I also wanted to learn more about the misogynoir that’s depicted in the film. According to a piece titled “What is Misogynoir,” misogynoir is a specific type of sexism rooted in racism against Black women (misogyny + noir- “black”) and there are many ways in which this misogynoir has played out in society. Stereotypes about Black women stem from this misogyny: because of the Strong Black Woman stereotype doctors perceive Black women as having a higher tolerance for pain and thus treat them differently, Black women are viewed as angry when they try to speak up for themselves, Black women are viewed as strong, so many of them feel they are not allowed to show emotion, pain or distress and they often are perceived as being overly sexual even when they are girls.

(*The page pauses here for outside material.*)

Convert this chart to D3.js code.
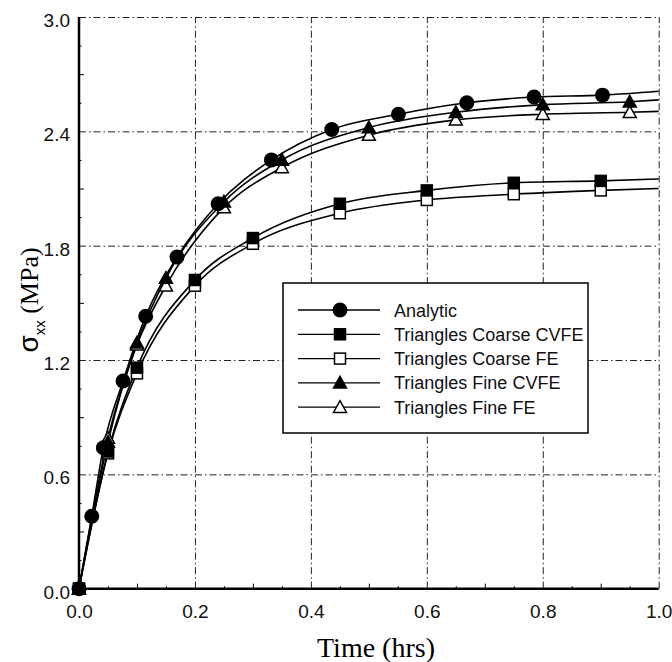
<!DOCTYPE html>
<html lang="en">
<head>
<meta charset="utf-8" />
<title>sigma xx vs time</title>
<script src="https://d3js.org/d3.v7.min.js"></script>
<style>
    body { margin: 0; background: #fff; }
    .tick text { font-family: "Liberation Sans", Arial, sans-serif; font-size: 19px; fill: #111; }
    .legend text { font-family: "Liberation Sans", Arial, sans-serif; font-size: 18px; fill: #111; }
</style>
</head>
<body>
<div id="chart"></div>
<script>
    // ---- data ----
    const seriesNames = ["Analytic", "Triangles Coarse CVFE", "Triangles Coarse FE", "Triangles Fine CVFE", "Triangles Fine FE"];
    const markerTypes = ["circleFilled", "squareFilled", "squareOpen", "triFilled", "triOpen"];

    const analyticT = [0, 0.022, 0.042, 0.076, 0.115, 0.169, 0.24, 0.332, 0.436, 0.551, 0.669, 0.785, 0.903];
    const analyticS = [0, 0.38, 0.74, 1.09, 1.43, 1.74, 2.02, 2.25, 2.41, 2.49, 2.55, 2.58, 2.59];

    const coarseT = [0, 0.05, 0.1, 0.2, 0.3, 0.45, 0.6, 0.75, 0.9];
    const coarseCvfeS = [0, 0.72, 1.16, 1.62, 1.84, 2.02, 2.09, 2.13, 2.14];
    const coarseFeS = [0, 0.71, 1.13, 1.59, 1.81, 1.97, 2.04, 2.07, 2.09];

    const fineT = [0, 0.05, 0.1, 0.15, 0.25, 0.35, 0.5, 0.65, 0.8, 0.95];
    const fineCvfeS = [0, 0.77, 1.29, 1.63, 2.03, 2.25, 2.42, 2.50, 2.54, 2.555];
    const fineFeS = [0, 0.79, 1.28, 1.59, 2.0, 2.21, 2.38, 2.46, 2.49, 2.50];

    // curve values where the lines leave the plot at t = 1.0
    const endValues = [2.61, 2.15, 2.10, 2.565, 2.505];

    const xTicks = [0, 0.2, 0.4, 0.6, 0.8, 1.0];
    const yTicks = [0, 0.6, 1.2, 1.8, 2.4, 3.0];

    const seriesT = [analyticT, coarseT, coarseT, fineT, fineT];
    const seriesS = [analyticS, coarseCvfeS, coarseFeS, fineCvfeS, fineFeS];

    // ---- layout ----
    const W = 672, H = 662;
    const plotL = 79, plotR = 658.7, plotT = 17, plotB = 588.7;

    const x = d3.scaleLinear().domain([0, 1]).range([plotL, plotR]);
    const y = d3.scaleLinear().domain([0, 3]).range([plotB, plotT]);

    const svg = d3.select("#chart").append("svg")
        .attr("width", W)
        .attr("height", H);

    // grid (dash-dot)
    const gridDash = "7,3,1.5,3";
    svg.append("g")
        .attr("transform", "translate(0," + plotB + ")")
        .call(d3.axisBottom(x).tickValues(xTicks.slice(1)).tickSize(-(plotB - plotT)).tickFormat(""))
        .call(g => g.select(".domain").remove())
        .selectAll("line")
            .attr("stroke", "#222")
            .attr("stroke-width", 1)
            .attr("stroke-dasharray", gridDash);

    svg.append("g")
        .attr("transform", "translate(" + plotL + ",0)")
        .call(d3.axisLeft(y).tickValues(yTicks.slice(1)).tickSize(-(plotR - plotL)).tickFormat(""))
        .call(g => g.select(".domain").remove())
        .selectAll("line")
            .attr("stroke", "#222")
            .attr("stroke-width", 1)
            .attr("stroke-dasharray", gridDash);

    // minor ticks (inside)
    const xMinor = d3.range(0.1, 1, 0.2);
    const xTiny = d3.range(0.05, 1, 0.1);
    const yMinor = d3.range(0.3, 3, 0.6);
    const yTiny = d3.range(0.15, 3, 0.3);

    svg.append("g")
        .attr("transform", "translate(0," + plotB + ")")
        .call(d3.axisBottom(x).tickValues(xMinor).tickSize(-5).tickFormat(""))
        .call(g => g.select(".domain").remove());
    svg.append("g")
        .attr("transform", "translate(0," + plotB + ")")
        .call(d3.axisBottom(x).tickValues(xTiny).tickSize(-2.5).tickFormat(""))
        .call(g => g.select(".domain").remove());
    svg.append("g")
        .attr("transform", "translate(" + plotL + ",0)")
        .call(d3.axisLeft(y).tickValues(yMinor).tickSize(-5).tickFormat(""))
        .call(g => g.select(".domain").remove());
    svg.append("g")
        .attr("transform", "translate(" + plotL + ",0)")
        .call(d3.axisLeft(y).tickValues(yTiny).tickSize(-2.5).tickFormat(""))
        .call(g => g.select(".domain").remove());

    // tick labels
    svg.append("g")
        .attr("transform", "translate(0," + plotB + ")")
        .call(d3.axisBottom(x).tickValues(xTicks).tickSize(0).tickPadding(16).tickFormat(d3.format(".1f")))
        .call(g => g.select(".domain").remove());
    svg.append("g")
        .attr("transform", "translate(" + plotL + ",0)")
        .call(d3.axisLeft(y).tickValues(yTicks).tickSize(0).tickPadding(9).tickFormat(d3.format(".1f")))
        .call(g => g.select(".domain").remove())
        .selectAll("text").attr("dy", "0.5em");

    // solid left and bottom axes
    svg.append("line").attr("x1", plotL).attr("x2", plotL).attr("y1", plotT).attr("y2", plotB + 1)
        .attr("stroke", "#000").attr("stroke-width", 2.5);
    svg.append("line").attr("x1", plotL - 1).attr("x2", plotR).attr("y1", plotB).attr("y2", plotB)
        .attr("stroke", "#000").attr("stroke-width", 2.5);

    // curves
    const line = d3.line()
        .x(d => x(d[0]))
        .y(d => y(d[1]))
        .curve(d3.curveMonotoneX);

    const curves = svg.append("g").attr("class", "curves");
    seriesNames.forEach((name, i) => {
        const pts = seriesT[i].map((t, j) => [t, seriesS[i][j]]);
        pts.push([1.0, endValues[i]]);
        curves.append("path")
            .datum(pts)
            .attr("fill", "none")
            .attr("stroke", "#000")
            .attr("stroke-width", 1.6)
            .attr("d", line);
    });

    // markers
    function drawMarker(g, type, cx, cy) {
        if (type === "circleFilled") {
            g.append("circle").attr("cx", cx).attr("cy", cy).attr("r", 7.5).attr("fill", "#000");
        } else if (type === "squareFilled" || type === "squareOpen") {
            g.append("rect").attr("x", cx - 5.5).attr("y", cy - 5.5).attr("width", 11).attr("height", 11)
                .attr("fill", type === "squareFilled" ? "#000" : "#fff")
                .attr("stroke", "#000").attr("stroke-width", 1.5);
        } else {
            const s = 6.5;
            g.append("path")
                .attr("d", "M" + cx + "," + (cy - s) + "L" + (cx + s) + "," + (cy + s * 0.8) + "L" + (cx - s) + "," + (cy + s * 0.8) + "Z")
                .attr("fill", type === "triFilled" ? "#000" : "#fff")
                .attr("stroke", "#000").attr("stroke-width", 1.5);
        }
    }

    const markerOrder = [2, 1, 4, 3, 0];
    const marks = svg.append("g").attr("class", "markers");
    markerOrder.forEach(i => {
        seriesT[i].forEach((t, j) => drawMarker(marks, markerTypes[i], x(t), y(seriesS[i][j])));
    });

    // legend
    const lgX = 283, lgY = 283, lgW = 305, lgH = 150, rowH = 24.3;
    const legend = svg.append("g").attr("class", "legend");
    legend.append("rect")
        .attr("x", lgX).attr("y", lgY).attr("width", lgW).attr("height", lgH)
        .attr("fill", "#fff").attr("stroke", "#000").attr("stroke-width", 1.5);

    seriesNames.forEach((name, i) => {
        const ry = lgY + 27 + i * rowH;
        legend.append("line")
            .attr("x1", lgX + 15).attr("x2", lgX + 97).attr("y1", ry).attr("y2", ry)
            .attr("stroke", "#000").attr("stroke-width", 1.3);
        drawMarker(legend, markerTypes[i], lgX + 57, ry);
        legend.append("text")
            .attr("x", lgX + 111).attr("y", ry + 6.5)
            .text(name);
    });

    // axis titles
    svg.append("text")
        .attr("x", 376).attr("y", 657)
        .attr("text-anchor", "middle")
        .style("font-family", "'Liberation Serif', 'Times New Roman', serif")
        .style("font-size", "28px")
        .text("Time (hrs)");

    const yTitle = svg.append("text")
        .attr("transform", "translate(38,300) rotate(-90)")
        .attr("text-anchor", "middle")
        .style("font-family", "'Liberation Serif', 'Times New Roman', serif")
        .style("font-size", "26px");
    yTitle.append("tspan")
        .style("font-family", "'Liberation Sans', Arial, sans-serif")
        .style("font-size", "28px")
        .text("σ");
    yTitle.append("tspan")
        .attr("dy", 7)
        .style("font-family", "'Liberation Sans', Arial, sans-serif")
        .style("font-size", "15px")
        .text("xx");
    yTitle.append("tspan")
        .attr("dy", -7)
        .text(" (MPa)");
</script>
</body>
</html>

Malcolm tries to portray Marie as this angry, vindictive Black woman who is always tearing him down, but really his view of her is troubling because he’s making it seem like he’s perfectly justified in taking out his anger on her, but if she voices her opinion about his work or his personality flaws, then she’s angry even when she’s really just calling him out on his B.S. He somehow thinks that she will never know what it’s like to work in Hollywood, that she’ll never get the world of acting, but really that’s just his arrogance talking.

I’m actually really glad I read Oladipo’s piece because I myself have not experienced abuse or domestic violence, but now I realize I need to educate myself and to be more careful about celebrating movies that make that kind of abuse look ok. I actually regret lauding the film that highly in my review of it because at first glance, as someone who hadn’t educated myself much on misogynoir or domestic abuse, watching the film seemed harmless, but then when I wrote the review something told me that something was up and I needed to get my facts straight before gushing too much about this movie.